Personally I think that a huge reason we have so many difficulties in the culture war, in fertility, and I'd go so far as to say mental health, is because our society is no longer oriented around children. We separate young kids from every other age demographic besides their own, and their parents. Most teenagers / young adults spend years or even a decade without ever being around a small child for more than 10 mins. I know I did.

There's something deeply wrong in that setup, as I genuinely believe a huge part of the human experience lies in spending time with the little ones. They really do have the kingdom of Heaven, there's just something so pure and untouched by the difficulties of life in their way of being.

I also suspect that our general breakdown of communal sentiment is tied to a lack of being around kids. I think that as you spend more time around kids, you naturally care more about your community, safety in your neighborhood, and wanting to form safe groups. Novelty in the form of partying and drugs becomes less interesting because you get all the novelty you need from raising young ones.

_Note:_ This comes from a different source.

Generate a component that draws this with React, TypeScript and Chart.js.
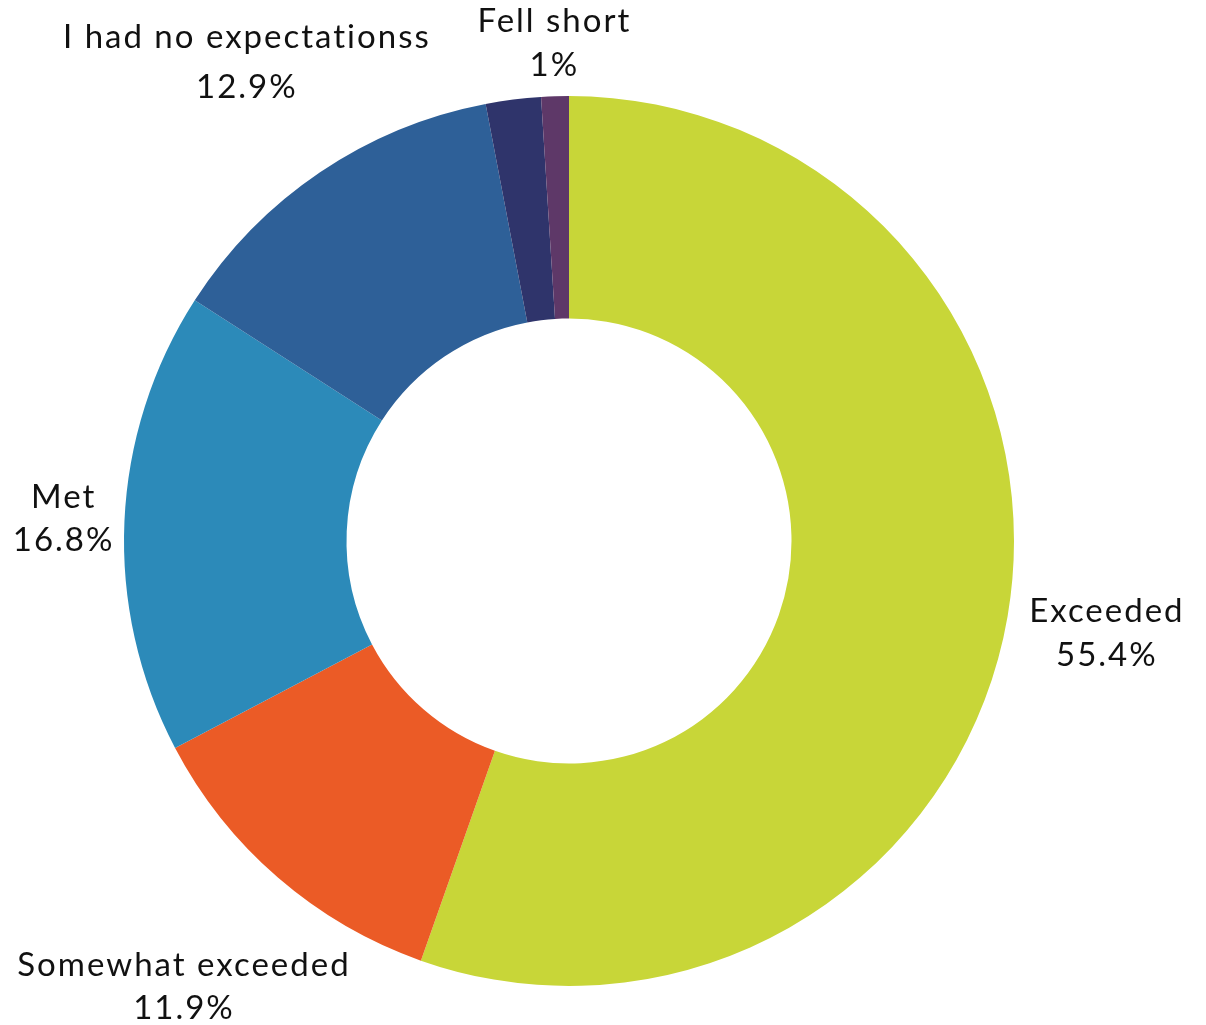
import React, { useEffect, useRef } from "react";
import { Chart, registerables } from "chart.js";

Chart.register(...registerables);

const categories = [
  "Exceeded",
  "Somewhat exceeded",
  "Met",
  "I had no expectationss",
  "",
  "Fell short",
];
const values = [55.4, 11.9, 16.8, 12.9, 2.0, 1.0];
const valueLabels = ["55.4%", "11.9%", "16.8%", "12.9%", "", "1%"];
const colors = ["#C8D638", "#EB5B26", "#2C8AB9", "#2E6098", "#2F346B", "#5E3868"];
// label centre distance, as a multiple of the outer radius (style only)
const labelDistance = [1.224, 1.326, 1.139, 1.298, 0, 1.118];
const labelLineGap = [44, 43, 43, 50, 0, 44];

const FONT = "33px Lato, 'Noto Sans', sans-serif";

const labelPlugin = {
  id: "outsideLabels",
  afterDatasetsDraw(chart: any) {
    const ctx = chart.ctx;
    const meta = chart.getDatasetMeta(0);
    ctx.save();
    ctx.font = FONT;
    try {
      (ctx as any).letterSpacing = "2px";
    } catch (e) {}
    ctx.fillStyle = "#111111";
    ctx.textAlign = "center";
    ctx.textBaseline = "middle";
    meta.data.forEach((arc: any, i: number) => {
      const name = categories[i];
      if (!name) return;
      const p = arc.getProps(["x", "y", "startAngle", "endAngle", "outerRadius"], true);
      const mid = (p.startAngle + p.endAngle) / 2;
      const r = p.outerRadius * labelDistance[i];
      const cx = p.x + Math.cos(mid) * r + 1;
      const cy = p.y + Math.sin(mid) * r;
      const g = labelLineGap[i];
      ctx.fillText(name, cx, cy - g / 2);
      ctx.fillText(valueLabels[i], cx, cy + g / 2);
    });
    ctx.restore();
  },
};

export default function App() {
  const ref = useRef<HTMLCanvasElement | null>(null);
  useEffect(() => {
    if (!ref.current) return;
    const chart = new Chart(ref.current, {
      type: "doughnut",
      data: {
        labels: categories,
        datasets: [
          {
            data: values,
            backgroundColor: colors,
            borderWidth: 0,
          },
        ],
      },
      options: {
        animation: false,
        responsive: true,
        maintainAspectRatio: false,
        cutout: "50%",
        layout: { padding: { left: 124, right: 192, top: 96, bottom: 39 } },
        plugins: {
          legend: { display: false },
          tooltip: { enabled: false },
        },
      },
      plugins: [labelPlugin],
    });
    return () => chart.destroy();
  }, []);
  return (
    <div style={{ position: "fixed", left: 0, top: 0, width: 1206, height: 1025, background: "#fff" }}>
      <canvas ref={ref} />
    </div>
  );
}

Either way, while I know it will have to play out over long time scales, I do genuinely hope we can get back to a society where having lots of kids and spending time with them at all ages is far more common than today.

I'd say our social tools peak in a small loosely related group (tribe or village) that's multi generational and limited in number so people spend time with kids, elders, peers and the whole group is below the Dunbar number.

The issue is were much much wealthier because we can specialize to an enormously finer level than that set up allows and once specialized, we maximize value by rearranging so that we're physically near other specialists.

My deep regret is that the Internet didn't let us establish specialist networks over wide geographic areas that let us stay in villages for social lives while teaming up globally for productivity. Instead we tried to turn the globe into our village which is making everyone miserable.

My deep regret is that the Internet didn't let us establish specialist networks over wide geographic areas that let us stay in villages for social lives while teaming up globally for productivity. Instead we tried to turn the globe into our village which is making everyone miserable.

Hemingway levels of economy of words. Blown away by how much weight this comment holds (seriously).

I'm a remote work maximalist for this reason. There are certain companies, including new startups, that have hardcore work in person requirements. Monday to Friday, no exceptions. Not only will these places fail to attract and keep high level talent, they're literally contributing to social malaise and atomization. This isn't their intent, per se, so I stop short of assigning moral culpability here. But their anti-social and anti-family negligence is profound.

This can work for um work, but I highly doubt it’s possible for more general social configurations.

That was my point.

The internet means whatever your career specialization is is not longer geographically bounded.

This means we can create communities of varied occupations / occupational classes where the focus and emphasis is on the strength of that community.

Instead, as @atelier's parent comment points out, we self-segregate into enclaves of rough career equivalence; suburbs full of striver type PMC jobs, wealthy neighborhoods full of lawyers / bankers / executive types.

To be fair, this is a complex system - housing costs and class based behavioral patterns also matter. The point is that the global flexibility that the internet should've allowed got inverted so that being in tech and not living in SF/NYC/Boston and a handful of other places means you work in tech but aren't in the right tech circles.